TASK REQUIREMENTS
Your task is to transcribe the records exactly, skipping every image.

LISTED RECORDS
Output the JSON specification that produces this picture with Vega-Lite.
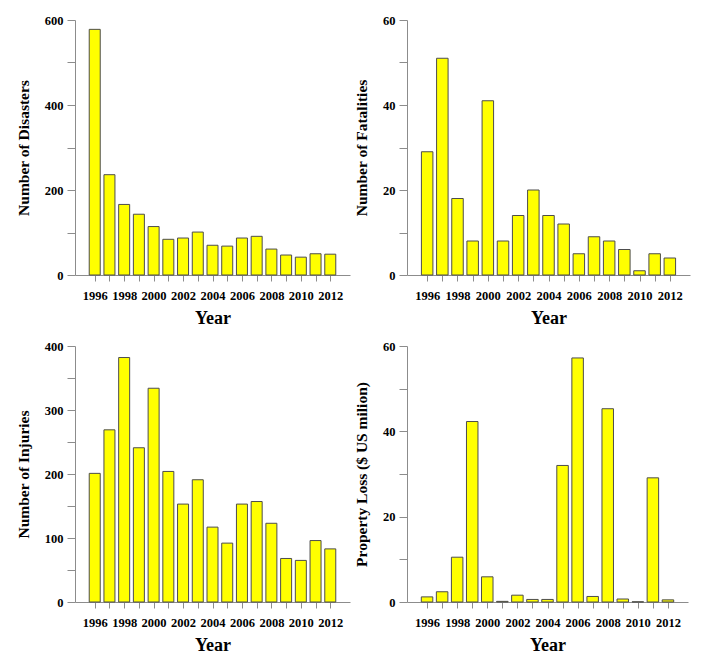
{
  "$schema": "https://vega.github.io/schema/vega-lite/v6.json",
  "background": "white",
  "padding": {"left": 16, "top": 14, "right": 5, "bottom": 0},
  "spacing": 12,
  "datasets": {
    "d": [
      {"year": 1996, "disasters": 578, "fatalities": 29, "injuries": 201, "property": 1.2},
      {"year": 1997, "disasters": 236, "fatalities": 51, "injuries": 269, "property": 2.4},
      {"year": 1998, "disasters": 166, "fatalities": 18, "injuries": 382, "property": 10.5},
      {"year": 1999, "disasters": 143, "fatalities": 8, "injuries": 241, "property": 42.3},
      {"year": 2000, "disasters": 114, "fatalities": 41, "injuries": 334, "property": 5.9},
      {"year": 2001, "disasters": 84, "fatalities": 8, "injuries": 204, "property": 0.15},
      {"year": 2002, "disasters": 87, "fatalities": 14, "injuries": 153, "property": 1.6},
      {"year": 2003, "disasters": 101, "fatalities": 20, "injuries": 191, "property": 0.6},
      {"year": 2004, "disasters": 70, "fatalities": 14, "injuries": 117, "property": 0.6},
      {"year": 2005, "disasters": 68, "fatalities": 12, "injuries": 92, "property": 32.0},
      {"year": 2006, "disasters": 87, "fatalities": 5, "injuries": 153, "property": 57.2},
      {"year": 2007, "disasters": 91, "fatalities": 9, "injuries": 157, "property": 1.3},
      {"year": 2008, "disasters": 61, "fatalities": 8, "injuries": 123, "property": 45.3},
      {"year": 2009, "disasters": 47, "fatalities": 6, "injuries": 68, "property": 0.7},
      {"year": 2010, "disasters": 42, "fatalities": 1, "injuries": 65, "property": 0.05},
      {"year": 2011, "disasters": 50, "fatalities": 5, "injuries": 96, "property": 29.1},
      {"year": 2012, "disasters": 49, "fatalities": 4, "injuries": 83, "property": 0.5}
    ]
  },
  "config": {
    "view": {"stroke": null},
    "font": "Liberation Serif",
    "axis": {
      "domainColor": "#8c8c8c",
      "tickColor": "#8c8c8c",
      "grid": false,
      "labelFont": "Liberation Serif",
      "labelFontWeight": "bold",
      "labelFontSize": 12.5,
      "labelColor": "black",
      "titleFont": "Liberation Serif",
      "titleFontWeight": "bold",
      "titleColor": "black",
      "labelOverlap": false,
      "labelFlush": false
    },
    "axisX": {"tickSize": 6, "labelPadding": 8, "titleFontSize": 18, "titlePadding": 8},
    "axisY": {"tickSize": 8, "labelPadding": 4, "titleFontSize": 15.5, "titlePadding": 13},
    "bar": {"color": "#ffff00", "stroke": "#4d4d4d", "strokeWidth": 1}
  },
  "vconcat": [
    {
      "spacing": 4,
      "hconcat": [
        {
          "width": 275, "height": 255,
          "data": {"name": "d"},
          "mark": {"type": "bar", "size": 11},
          "encoding": {
            "x": {"field": "year", "type": "quantitative", "title": "Year",
                  "scale": {"domain": [1995, 2013], "nice": false, "zero": false},
                  "axis": {"values": [1996,1997,1998,1999,2000,2001,2002,2003,2004,2005,2006,2007,2008,2009,2010,2011,2012], "format": "d", "labelExpr": "datum.value % 2 == 0 ? datum.label : ''"}},
            "y": {"field": "disasters", "type": "quantitative", "title": "Number of Disasters",
                  "scale": {"domain": [0, 600], "nice": false},
                  "axis": {"values": [0,100,200,300,400,500,600], "labelExpr": "datum.value % 200 == 0 ? datum.label : ''"}}
          }
        },
        {
          "width": 283, "height": 255,
          "data": {"name": "d"},
          "mark": {"type": "bar", "size": 11.5},
          "encoding": {
            "x": {"field": "year", "type": "quantitative", "title": "Year",
                  "scale": {"domain": [1995, 2013], "nice": false, "zero": false},
                  "axis": {"values": [1996,1997,1998,1999,2000,2001,2002,2003,2004,2005,2006,2007,2008,2009,2010,2011,2012], "format": "d", "labelExpr": "datum.value % 2 == 0 ? datum.label : ''"}},
            "y": {"field": "fatalities", "type": "quantitative", "title": "Number of Fatalities",
                  "scale": {"domain": [0, 60], "nice": false},
                  "axis": {"values": [0,10,20,30,40,50,60], "labelExpr": "datum.value % 20 == 0 ? datum.label : ''"}}
          }
        }
      ]
    },
    {
      "spacing": 4,
      "hconcat": [
        {
          "width": 275, "height": 256,
          "data": {"name": "d"},
          "mark": {"type": "bar", "size": 11},
          "encoding": {
            "x": {"field": "year", "type": "quantitative", "title": "Year",
                  "scale": {"domain": [1995, 2013], "nice": false, "zero": false},
                  "axis": {"values": [1996,1997,1998,1999,2000,2001,2002,2003,2004,2005,2006,2007,2008,2009,2010,2011,2012], "format": "d", "labelExpr": "datum.value % 2 == 0 ? datum.label : ''"}},
            "y": {"field": "injuries", "type": "quantitative", "title": "Number of Injuries",
                  "scale": {"domain": [0, 400], "nice": false},
                  "axis": {"values": [0,50,100,150,200,250,300,350,400], "labelExpr": "datum.value % 100 == 0 ? datum.label : ''"}}
          }
        },
        {
          "width": 281, "height": 256,
          "data": {"name": "d"},
          "mark": {"type": "bar", "size": 11.5},
          "encoding": {
            "x": {"field": "year", "type": "quantitative", "title": "Year",
                  "scale": {"domain": [1995, 2013], "nice": false, "zero": false},
                  "axis": {"values": [1996,1997,1998,1999,2000,2001,2002,2003,2004,2005,2006,2007,2008,2009,2010,2011,2012], "format": "d", "labelExpr": "datum.value % 2 == 0 ? datum.label : ''"}},
            "y": {"field": "property", "type": "quantitative", "title": "Property Loss ($ US milion)",
                  "scale": {"domain": [0, 60], "nice": false},
                  "axis": {"values": [0,10,20,30,40,50,60], "labelExpr": "datum.value % 20 == 0 ? datum.label : ''"}}
          }
        }
      ]
    }
  ]
}
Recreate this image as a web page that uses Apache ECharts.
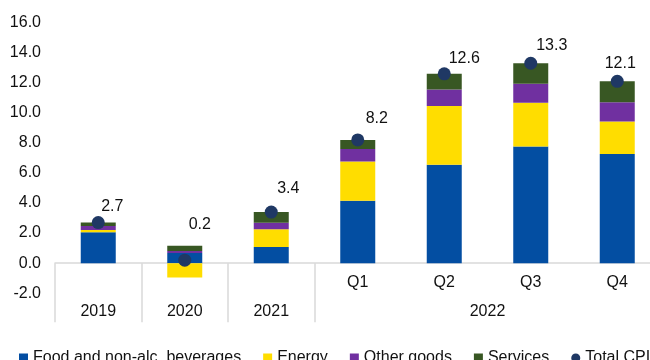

TASK RESULT
Output the JSON specification that produces this picture with Vega-Lite.
{
  "$schema": "https://vega.github.io/schema/vega-lite/v6.json",
  "background": "white",
  "padding": {"left": 16, "top": 14, "right": 5, "bottom": 0},
  "spacing": 12,
  "datasets": {
    "d": [
      {"year": 1996, "disasters": 578, "fatalities": 29, "injuries": 201, "property": 1.2},
      {"year": 1997, "disasters": 236, "fatalities": 51, "injuries": 269, "property": 2.4},
      {"year": 1998, "disasters": 166, "fatalities": 18, "injuries": 382, "property": 10.5},
      {"year": 1999, "disasters": 143, "fatalities": 8, "injuries": 241, "property": 42.3},
      {"year": 2000, "disasters": 114, "fatalities": 41, "injuries": 334, "property": 5.9},
      {"year": 2001, "disasters": 84, "fatalities": 8, "injuries": 204, "property": 0.15},
      {"year": 2002, "disasters": 87, "fatalities": 14, "injuries": 153, "property": 1.6},
      {"year": 2003, "disasters": 101, "fatalities": 20, "injuries": 191, "property": 0.6},
      {"year": 2004, "disasters": 70, "fatalities": 14, "injuries": 117, "property": 0.6},
      {"year": 2005, "disasters": 68, "fatalities": 12, "injuries": 92, "property": 32.0},
      {"year": 2006, "disasters": 87, "fatalities": 5, "injuries": 153, "property": 57.2},
      {"year": 2007, "disasters": 91, "fatalities": 9, "injuries": 157, "property": 1.3},
      {"year": 2008, "disasters": 61, "fatalities": 8, "injuries": 123, "property": 45.3},
      {"year": 2009, "disasters": 47, "fatalities": 6, "injuries": 68, "property": 0.7},
      {"year": 2010, "disasters": 42, "fatalities": 1, "injuries": 65, "property": 0.05},
      {"year": 2011, "disasters": 50, "fatalities": 5, "injuries": 96, "property": 29.1},
      {"year": 2012, "disasters": 49, "fatalities": 4, "injuries": 83, "property": 0.5}
    ]
  },
  "config": {
    "view": {"stroke": null},
    "font": "Liberation Serif",
    "axis": {
      "domainColor": "#8c8c8c",
      "tickColor": "#8c8c8c",
      "grid": false,
      "labelFont": "Liberation Serif",
      "labelFontWeight": "bold",
      "labelFontSize": 12.5,
      "labelColor": "black",
      "titleFont": "Liberation Serif",
      "titleFontWeight": "bold",
      "titleColor": "black",
      "labelOverlap": false,
      "labelFlush": false
    },
    "axisX": {"tickSize": 6, "labelPadding": 8, "titleFontSize": 18, "titlePadding": 8},
    "axisY": {"tickSize": 8, "labelPadding": 4, "titleFontSize": 15.5, "titlePadding": 13},
    "bar": {"color": "#ffff00", "stroke": "#4d4d4d", "strokeWidth": 1}
  },
  "vconcat": [
    {
      "spacing": 4,
      "hconcat": [
        {
          "width": 275, "height": 255,
          "data": {"name": "d"},
          "mark": {"type": "bar", "size": 11},
          "encoding": {
            "x": {"field": "year", "type": "quantitative", "title": "Year",
                  "scale": {"domain": [1995, 2013], "nice": false, "zero": false},
                  "axis": {"values": [1996,1997,1998,1999,2000,2001,2002,2003,2004,2005,2006,2007,2008,2009,2010,2011,2012], "format": "d", "labelExpr": "datum.value % 2 == 0 ? datum.label : ''"}},
            "y": {"field": "disasters", "type": "quantitative", "title": "Number of Disasters",
                  "scale": {"domain": [0, 600], "nice": false},
                  "axis": {"values": [0,100,200,300,400,500,600], "labelExpr": "datum.value % 200 == 0 ? datum.label : ''"}}
          }
        },
        {
          "width": 283, "height": 255,
          "data": {"name": "d"},
          "mark": {"type": "bar", "size": 11.5},
          "encoding": {
            "x": {"field": "year", "type": "quantitative", "title": "Year",
                  "scale": {"domain": [1995, 2013], "nice": false, "zero": false},
                  "axis": {"values": [1996,1997,1998,1999,2000,2001,2002,2003,2004,2005,2006,2007,2008,2009,2010,2011,2012], "format": "d", "labelExpr": "datum.value % 2 == 0 ? datum.label : ''"}},
            "y": {"field": "fatalities", "type": "quantitative", "title": "Number of Fatalities",
                  "scale": {"domain": [0, 60], "nice": false},
                  "axis": {"values": [0,10,20,30,40,50,60], "labelExpr": "datum.value % 20 == 0 ? datum.label : ''"}}
          }
        }
      ]
    },
    {
      "spacing": 4,
      "hconcat": [
        {
          "width": 275, "height": 256,
          "data": {"name": "d"},
          "mark": {"type": "bar", "size": 11},
          "encoding": {
            "x": {"field": "year", "type": "quantitative", "title": "Year",
                  "scale": {"domain": [1995, 2013], "nice": false, "zero": false},
                  "axis": {"values": [1996,1997,1998,1999,2000,2001,2002,2003,2004,2005,2006,2007,2008,2009,2010,2011,2012], "format": "d", "labelExpr": "datum.value % 2 == 0 ? datum.label : ''"}},
            "y": {"field": "injuries", "type": "quantitative", "title": "Number of Injuries",
                  "scale": {"domain": [0, 400], "nice": false},
                  "axis": {"values": [0,50,100,150,200,250,300,350,400], "labelExpr": "datum.value % 100 == 0 ? datum.label : ''"}}
          }
        },
        {
          "width": 281, "height": 256,
          "data": {"name": "d"},
          "mark": {"type": "bar", "size": 11.5},
          "encoding": {
            "x": {"field": "year", "type": "quantitative", "title": "Year",
                  "scale": {"domain": [1995, 2013], "nice": false, "zero": false},
                  "axis": {"values": [1996,1997,1998,1999,2000,2001,2002,2003,2004,2005,2006,2007,2008,2009,2010,2011,2012], "format": "d", "labelExpr": "datum.value % 2 == 0 ? datum.label : ''"}},
            "y": {"field": "property", "type": "quantitative", "title": "Property Loss ($ US milion)",
                  "scale": {"domain": [0, 60], "nice": false},
                  "axis": {"values": [0,10,20,30,40,50,60], "labelExpr": "datum.value % 20 == 0 ? datum.label : ''"}}
          }
        }
      ]
    }
  ]
}
Recreate this image as a web page that uses Apache ECharts.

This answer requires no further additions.